The second half was pretty much the same story until the last quarter of the match when RVP was withdrawn for Welbeck. Suddenly, United sprung to life and immediately got the crucial second just when Norwich were plotting to steal a point. That second goal by Kagawa was the cherry on the cake for me (sorry Wayne). The composure with which he slid it home told of the quality that lies within him. It's long since we had a midfielder that makes late runs in the box and tucks away chances. That all three of his goals came from his instinct to leave the midfield and join the strikers in the box is something that the manager should take note. Tactically of course that makes the boss' selection for Tuesday even more interesting.

The bigger picture however is that we've managed to put ourselves 15 points ahead of City again ahead of their fixture with Aston Villa. With just 10 games of the season left, that makes title number 20 all the more realistic. The title was in my opinion our prime target this year. The FA Cup and Champions League will be welcome but I won't be too disheartened if we miss out on the Cups. So, you can imagine how pleased I was that the manager started with his best attack for the Saturday game.
All too often, we've seen Fergie use the approach of best players on the bench to come on and rescue the situation. On Saturday, he used the approach that I prefer. Start the best you've got and take them off when the game is won. Credit to him for that.

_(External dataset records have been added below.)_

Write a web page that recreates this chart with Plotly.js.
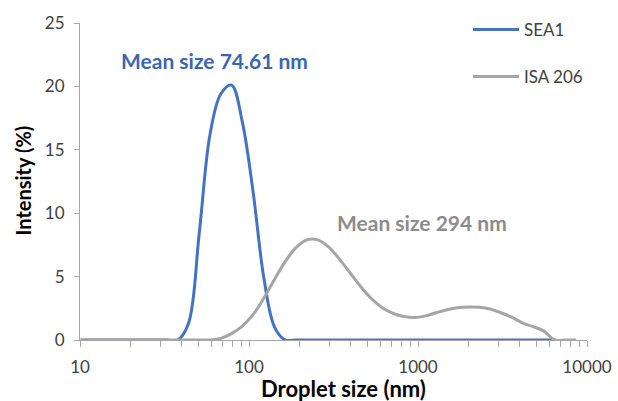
<!DOCTYPE html>
<html>
<head>
<meta charset="utf-8">
<script src="https://cdn.plot.ly/plotly-3.0.1.min.js"></script>
<style>
html,body{margin:0;padding:0;background:#fff;}
#chart{width:618px;height:401px;}
</style>
</head>
<body>
<div id="chart"></div>
<script>
// Droplet size bins (nm)
const sizesSEA1 = [10.1, 11.7, 13.54, 15.69, 18.17, 21.04, 24.36, 28.21, 32.67, 37.84,
  43.82, 50.75, 58.77, 68.06, 78.82, 91.28, 105.7, 122.4, 141.8, 164.2,
  190.1, 220.2, 255.0, 295.3, 342.0, 396.1, 458.7, 531.2, 615.1, 712.4,
  825.0, 955.4, 1106, 1281, 1484, 1718, 1990, 2305, 2669, 3091,
  3580, 4145, 4801, 5560, 6439];
const intensitySEA1 = [0, 0, 0, 0, 0, 0, 0, 0, 0, 0,
  1.3, 8.4, 16.2, 19.4, 20.1, 17.2, 11.7, 4.9, 1.0, 0,
  0, 0, 0, 0, 0, 0, 0, 0, 0, 0,
  0, 0, 0, 0, 0, 0, 0, 0, 0, 0,
  0, 0, 0, 0, 0];

const sizesISA = [10.1, 11.7, 13.54, 15.69, 18.17, 21.04, 24.36, 28.21, 32.67, 37.84,
  43.82, 50.75, 58.77, 68.06, 78.82, 91.28, 105.7, 122.4, 141.8, 164.2,
  190.1, 220.2, 255.0, 295.3, 342.0, 396.1, 458.7, 531.2, 615.1, 712.4,
  825.0, 955.4, 1106, 1281, 1484, 1718, 1990, 2305, 2669, 3091,
  3580, 4145, 4801, 5560, 6439, 7456, 8635];
const intensityISA = [0, 0, 0, 0, 0, 0, 0, 0, 0, 0,
  0, 0, 0, 0.13, 0.5, 1.1, 2.0, 3.3, 4.8, 6.2,
  7.3, 7.9, 7.9, 7.35, 6.4, 5.3, 4.2, 3.25, 2.55, 2.1,
  1.85, 1.77, 1.9, 2.15, 2.38, 2.55, 2.6, 2.58, 2.45, 2.15,
  1.8, 1.35, 1.05, 0.7, 0, 0, 0];

const seriesNames = ['SEA1', 'ISA 206'];
const decadeTicks = [10, 100, 1000, 10000];
const decadeLabels = ['10', '100', '1000', '10000'];
const annotationTexts = ['Mean size 74.61 nm', 'Mean size 294 nm'];
const xTitle = 'Droplet size (nm)';
const yTitle = 'Intensity (%)';

// tick positions: each decade plus its 2..9 multiples (labels only on decades)
const xTickVals = [];
const xTickText = [];
decadeTicks.forEach(function (d, i) {
  xTickVals.push(d); xTickText.push(decadeLabels[i]);
  if (i < decadeTicks.length - 1) {
    for (let m = 2; m <= 9; m++) { xTickVals.push(d * m); xTickText.push(''); }
  }
});

const FONT = 'Lato, "Open Sans", sans-serif';

const traces = [
  {x: sizesSEA1, y: intensitySEA1, name: seriesNames[0], type: 'scatter', mode: 'lines',
   line: {color: '#4472C4', width: 3, shape: 'spline', smoothing: 1}, legendgroup: 'a'},
  {x: sizesISA, y: intensityISA, name: seriesNames[1], type: 'scatter', mode: 'lines',
   line: {color: '#A5A5A5', width: 3, shape: 'spline', smoothing: 1}, legendgroup: 'b'}
];

function px(x) { return (x - 80) / 507; }
function py(y) { return (340 - y) / 320; }

const layout = {
  width: 618, height: 401,
  margin: {l: 80, r: 31, t: 20, b: 61},
  paper_bgcolor: '#fff', plot_bgcolor: '#fff',
  font: {family: FONT, color: '#404040', size: 16},
  showlegend: true,
  legend: {x: px(468), xref: 'paper', y: 1.035, yanchor: 'top',
           font: {family: FONT, size: 17, color: '#404040'},
           tracegroupgap: 22, itemwidth: 46, bgcolor: 'rgba(0,0,0,0)'},
  xaxis: {
    type: 'log', range: [1, 4], showgrid: false, zeroline: false,
    showline: true, linecolor: '#a6a6a6', linewidth: 1,
    tickmode: 'array', tickvals: xTickVals, ticktext: xTickText,
    ticks: 'outside', ticklen: 6, tickcolor: '#a6a6a6', ticklabelstandoff: 6,
    tickfont: {family: FONT, size: 17, color: '#404040'}
  },
  yaxis: {
    range: [0, 25], dtick: 5, showgrid: false, zeroline: false,
    showline: true, linecolor: '#a6a6a6', linewidth: 1,
    ticks: 'outside', ticklen: 5, tickcolor: '#a6a6a6', ticklabelstandoff: 6,
    tickfont: {family: FONT, size: 17, color: '#404040'}
  },
  annotations: [
    {text: annotationTexts[0], xref: 'paper', yref: 'paper', xanchor: 'center', yanchor: 'middle',
     x: px(214), y: py(58),
     showarrow: false, font: {family: FONT, size: 21, color: '#3A66B0', weight: 'bold'}},
    {text: annotationTexts[1], xref: 'paper', yref: 'paper', xanchor: 'center', yanchor: 'middle',
     x: px(422), y: py(221),
     showarrow: false, font: {family: FONT, size: 21, color: '#8C8C8C', weight: 'bold'}},
    {text: xTitle, xref: 'paper', yref: 'paper', xanchor: 'center', yanchor: 'middle',
     x: px(343), y: py(389),
     showarrow: false, font: {family: FONT, size: 22, color: '#000', weight: 'bold'}},
    {text: yTitle, xref: 'paper', yref: 'paper', xanchor: 'center', yanchor: 'middle',
     x: px(23), y: py(179), textangle: -90,
     showarrow: false, font: {family: FONT, size: 20, color: '#000', weight: 'bold'}}
  ]
};

Plotly.newPlot('chart', traces, layout, {displayModeBar: false, staticPlot: true});
</script>
</body>
</html>
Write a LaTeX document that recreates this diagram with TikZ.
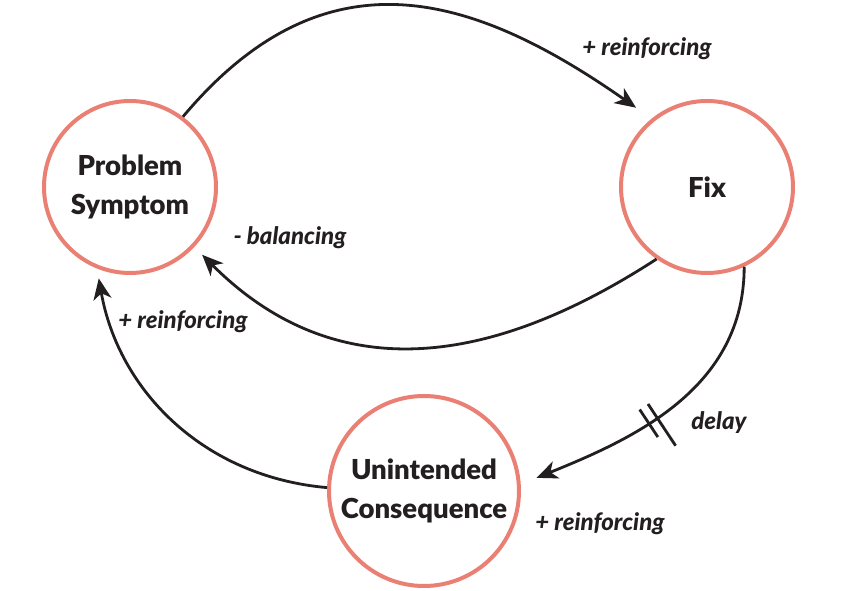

Attention of course turns to what is so far our biggest game of the season. Real Madrid at Old Trafford is as big a Champions League night as we shall get at home so this where its up to the fans to turn the usually silent theatre into a cathedral of football. The last time I remember us doing that to our best was Barcelona 2008. I think the occasion merits such an atmosphere. It would certainly make the Busby Babes proud to knock out a side that posed their biggest challenge during their time.

Special mention to Ryan Giggs who just signed a one year contract extension that will take him into his 23rd season at Manchester United. Nothing more that I can add to that which will not be-little the Legend that he is.